CHRISTIAN RATH ÜBER DIE DREIPROZENTHÜRDE BEI DER EUROPAWAHL
: Karlsruhe wird’s schlucken

In der Demokratie muss jede Partei die Möglichkeit haben, sich vor dem Wähler zu blamieren.“ So flapsig begründete der Vertreter der Piratenpartei seine Ablehnung der Dreiprozenthürde bei der Europawahl.

So einfach werden es sich die Verfassungsrichter aber wohl nicht machen. Sie müssen entscheiden, ob die Funktionsfähigkeit des Europäischen Parlaments ernsthaft gefährdet wäre, wenn sich die 99 deutschen Sitze auf zehn oder mehr Parteien verteilen würden. Im Europaparlament wären dann statt 162 Parteien knapp 170 Parteien vertreten.
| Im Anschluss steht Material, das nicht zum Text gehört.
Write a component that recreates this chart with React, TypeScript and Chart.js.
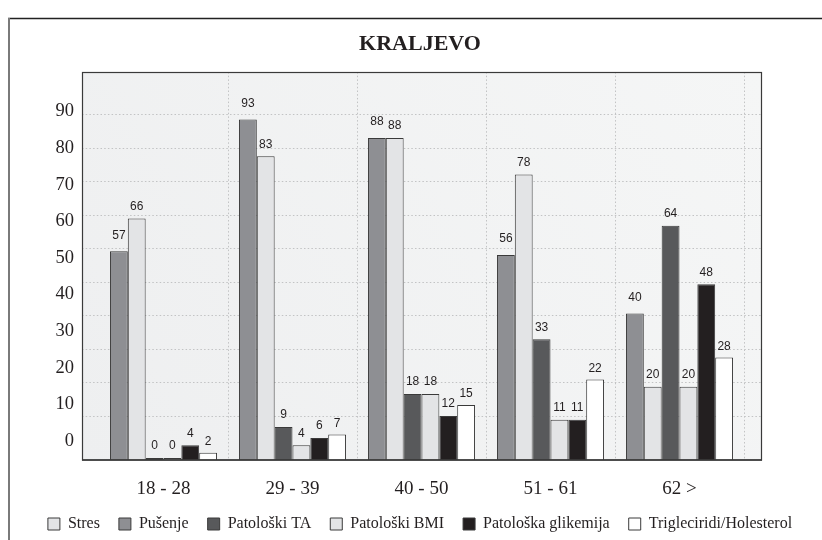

Die Frage ist schwierig, weil es natürlich nicht nur um Demokratie geht, sondern zum Beispiel auch um verletzte Gefühle. Die Europaabgeordneten waren ernsthaft beleidigt, als das Bundesverfassungsgericht 2011 die Fünfprozenthürde für Europawahlen kippte. Ohne Sperrklausel für Kleinparteien fühlten sich die Brüsseler Abgeordneten wie ein Parlament zweiter Klasse. Immerhin verschaffte ihnen der Bundestag nun eine Dreiprozenthürde.

Man kann sich gut vorstellen, dass die Verfassungsrichter eigentlich keine Lust haben, dieses Manöver mitzumachen. Zumal führende Europapolitiker eigentlich nur mehr williges Stimmvieh für intransparente Deals zwischen Parlament, EU-Kommission und Ministerrat haben wollen.

Dennoch wird Karlsruhe wohl Kompromissbereitschaft zeigen und die neue Dreiprozentklausel schlucken. Und das ist auch in Ordnung. Wenn die Richter schon 2011 eine Absenkung der Hürde auf drei Prozent angeordnet hätten, hätte sich kein Demokratiefreund beklagt.

Tatsächlich ist die abgesenkte Hürde immer noch eine deutliche Erleichterung gegenüber der klassischen Fünfprozentsperre. Wer’s nicht glaubt, kann ja mal bei der FDP nachfragen.